Bitcoin’s price has surged around 100% over the past year, drawing renewed attention from investors considering it for long-term portfolios. With growing interest in alternative assets and recent regulatory shifts that could open the door for crypto investments in retirement accounts, the question arises: should you add Bitcoin to your retirement savings?

Several financial experts point out that while Bitcoin’s impressive gains are hard to ignore, the asset remains highly volatile. This volatility means prices can fluctuate widely in short periods, which can pose risks for retirement portfolios that often emphasize stability and predictable growth. Although Bitcoin has provided outsized returns during certain periods, there have been equally sharp downturns, and past performance does not guarantee future results.

The landscape for retirement investments is changing. Regulatory updates and executive orders in the US are paving the way for broader access to alternative assets, including cryptocurrency, in retirement plans like 401(k)s and IRAs. This shift could allow more savers to allocate a portion of their funds to Bitcoin and other digital assets, offering diversification and potentially competitive returns.

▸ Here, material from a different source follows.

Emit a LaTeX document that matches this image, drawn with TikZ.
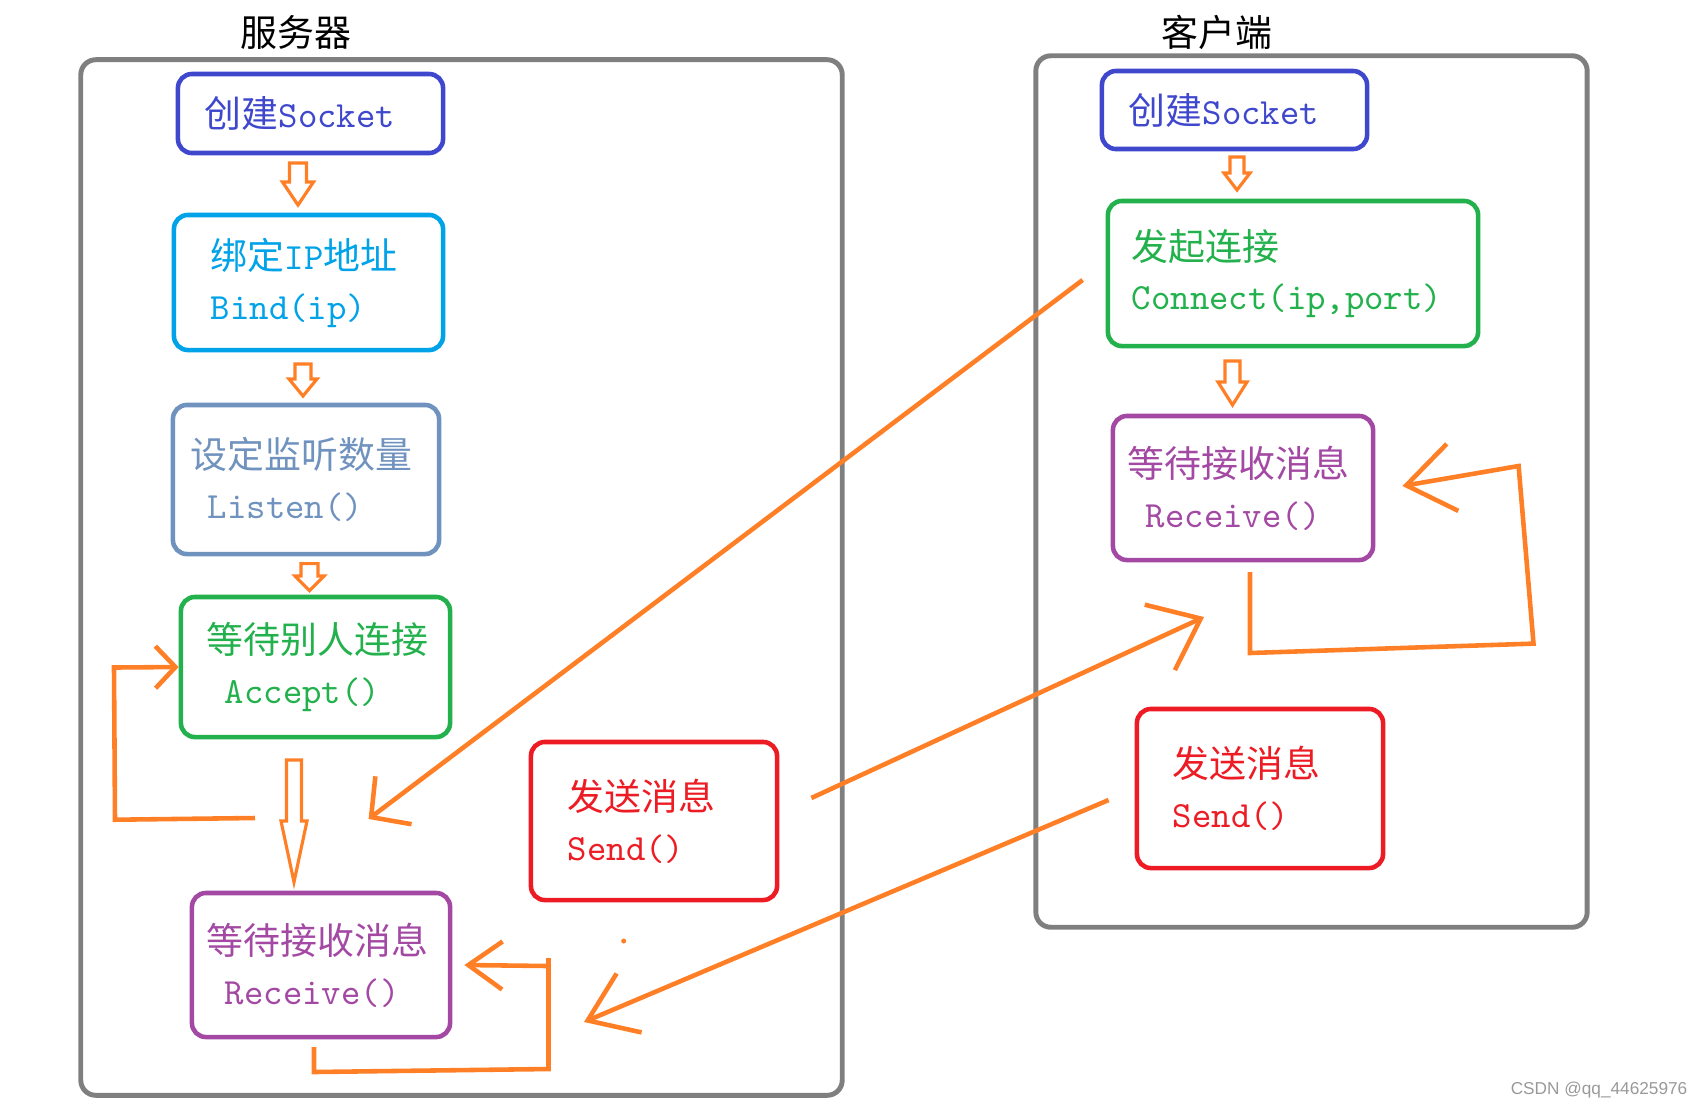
\documentclass[tikz,border=0pt]{standalone}
\usepackage{fontspec}
\setmainfont{Noto Sans CJK SC}
\newfontfamily\wmfont{Liberation Sans}
\usepackage{tikz}
\usetikzlibrary{arrows.meta}

\definecolor{indigo}{HTML}{3F48CC}
\definecolor{turq}{HTML}{00A2E8}
\definecolor{bluegray}{HTML}{7092BE}
\definecolor{paintgreen}{HTML}{22B14C}
\definecolor{paintpurple}{HTML}{A349A4}
\definecolor{paintred}{HTML}{ED1C24}
\definecolor{paintorange}{HTML}{FF7F27}
\definecolor{framegray}{HTML}{7F7F7F}

\tikzset{
    frame/.style={draw=framegray, line width=1.4pt, rounded corners=0.15cm, inner sep=0pt},
    box/.style={draw=#1, text=#1, line width=1.3pt, rounded corners=0.14cm, align=left, inner sep=0pt},
    hollow/.style={draw=paintorange, line width=0.9pt, line join=miter},
    link/.style={draw=paintorange, line width=1.3pt},
    barb/.style 2 args={-{Straight Barb[length=#1, width=#2]}}
}

\begin{document}
\begin{tikzpicture}[x=0.01cm, y=-0.01cm, font=\fontsize{10.5pt}{14.2pt}\selectfont]
    \useasboundingbox (0,0) rectangle (1703,1108);
    % Frames
    \node[frame, minimum width=7.61cm, minimum height=10.35cm] (server) at (461.5,577.5) {};
    \node[frame, minimum width=5.51cm, minimum height=8.71cm] (client) at (1311.5,491.5) {};
    \node (serverTitle) at (296,32) {服务器};
    \node (clientTitle) at (1217,32) {客户端};
    % Server
    \node[box=indigo, minimum width=2.65cm, minimum height=0.79cm, text width=2.11cm] (sSock) at (310.5,113.5) {创建\texttt{Socket}};
    \node[box=turq, minimum width=2.69cm, minimum height=1.35cm, text width=1.95cm] (sBind) at (308.5,282.5) {绑定\texttt{IP}地址\\\texttt{Bind(ip)}};
    \node[box=bluegray, minimum width=2.66cm, minimum height=1.49cm, text width=2.30cm] (sListen) at (306,479.5) {设定监听数量\\\hspace*{0.17cm}\texttt{Listen()}};
    \node[box=paintgreen, minimum width=2.69cm, minimum height=1.40cm, text width=2.17cm] (sAccept) at (315.5,667) {等待别人连接\\\hspace*{0.18cm}\texttt{Accept()}};
    \node[box=paintpurple, minimum width=2.58cm, minimum height=1.44cm, text width=2.28cm] (sRecv) at (321,965) {等待接收消息\\\hspace*{0.18cm}\texttt{Receive()}};
    \node[box=paintred, minimum width=2.46cm, minimum height=1.58cm, text width=1.72cm] (sSend) at (654,821) {发送消息\\\texttt{Send()}};
    % Client
    \node[box=indigo, minimum width=2.65cm, minimum height=0.78cm, text width=2.11cm] (cSock) at (1234.5,110) {创建\texttt{Socket}};
    \node[box=paintgreen, minimum width=3.70cm, minimum height=1.45cm, text width=3.22cm] (cConn) at (1293,273.5) {发起连接\\\texttt{Connect(ip,port)}};
    \node[box=paintpurple, minimum width=2.60cm, minimum height=1.44cm, text width=2.30cm] (cRecv) at (1243,488) {等待接收消息\\\hspace*{0.18cm}\texttt{Receive()}};
    \node[box=paintred, minimum width=2.46cm, minimum height=1.59cm, text width=1.74cm] (cSend) at (1260,788.5) {发送消息\\\texttt{Send()}};
    % Hollow arrows
    \foreach \x/\yt/\yh/\yb/\sw/\hw in {298/163/182/205/8.5/15.5, 303/364/379/396/8/14,
        309.5/563.6/576/590.7/8.5/14.5, 294/760/821/882/7.5/13,
        1237/157/173/190/7/13, 1232.5/361/382/405/7.5/14.5} {
        \draw[hollow] (\x-\sw,\yt) -- (\x+\sw,\yt) -- (\x+\sw,\yh) -- (\x+\hw,\yh)
            -- (\x,\yb) -- (\x-\hw,\yh) -- (\x-\sw,\yh) -- cycle;
    }
    % Arrows
    \coordinate (sWait) at (368.6,819);
    \coordinate (cWait) at (1204,617);
    \coordinate (sGot) at (584,1022);
    \draw[link, barb={0.28cm}{0.6cm}] ([xshift=-0.23cm, yshift=-0.065cm]cConn.west) -- (sWait);
    \draw[link, barb={0.45cm}{0.72cm}] ([xshift=0.32cm, yshift=0.23cm]sSend.east) -- (cWait);
    \draw[link, barb={0.45cm}{0.64cm}] ([xshift=-0.26cm, yshift=-0.115cm]cSend.west) -- (sGot);
    \draw[link, barb={0.2cm}{0.42cm}] (255,818) -- (115,819.7) -- (114,667.5) -- (sAccept.west);
    \draw[link] (314,1047) -- (314,1072) -- (548.5,1069) -- (548.5,958);
    \draw[link, barb={0.34cm}{0.48cm}] (548.5,966) -- ([xshift=0.12cm]sRecv.east);
    \draw[link, barb={0.47cm}{0.68cm}] (1250,572) -- (1250,653) -- (1533.5,643.6) -- (1518.6,466) -- ([xshift=0.27cm, yshift=0.02cm]cRecv.east);
    \fill[paintorange] (623.7,941) circle (0.025cm);
    % Mark
    \node[anchor=east, inner sep=0pt, font=\wmfont\fontsize{4.9pt}{6pt}\selectfont, text=black!40] (mark) at (1688,1090) {CSDN @qq\_44625976};
\end{tikzpicture}
\end{document}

However, experts emphasize that plan fiduciaries must carefully evaluate digital assets using the same prudent, case-by-case assessment applied to any investment option.

For those considering Bitcoin for retirement, experts recommend approaching it with caution. Bitcoin can be part of a diversified portfolio, but it typically makes sense only as a small allocation alongside more traditional assets like stocks and bonds. Financial planners often suggest limiting crypto holdings to a modest percentage of your overall retirement savings, ensuring that even if Bitcoin’s price were to drop significantly, your retirement security would not be jeopardized.

In summary, Bitcoin’s recent rise reflects its growing market acceptance and potential, but its unpredictable swings and regulatory uncertainties mean it merits careful consideration. If you’re thinking about adding Bitcoin—or any cryptocurrency—to your retirement account, make sure it fits your risk tolerance, long-term goals, and portfolio strategy. Consulting with a financial advisor who understands both crypto markets and retirement planning can help you make an informed decision.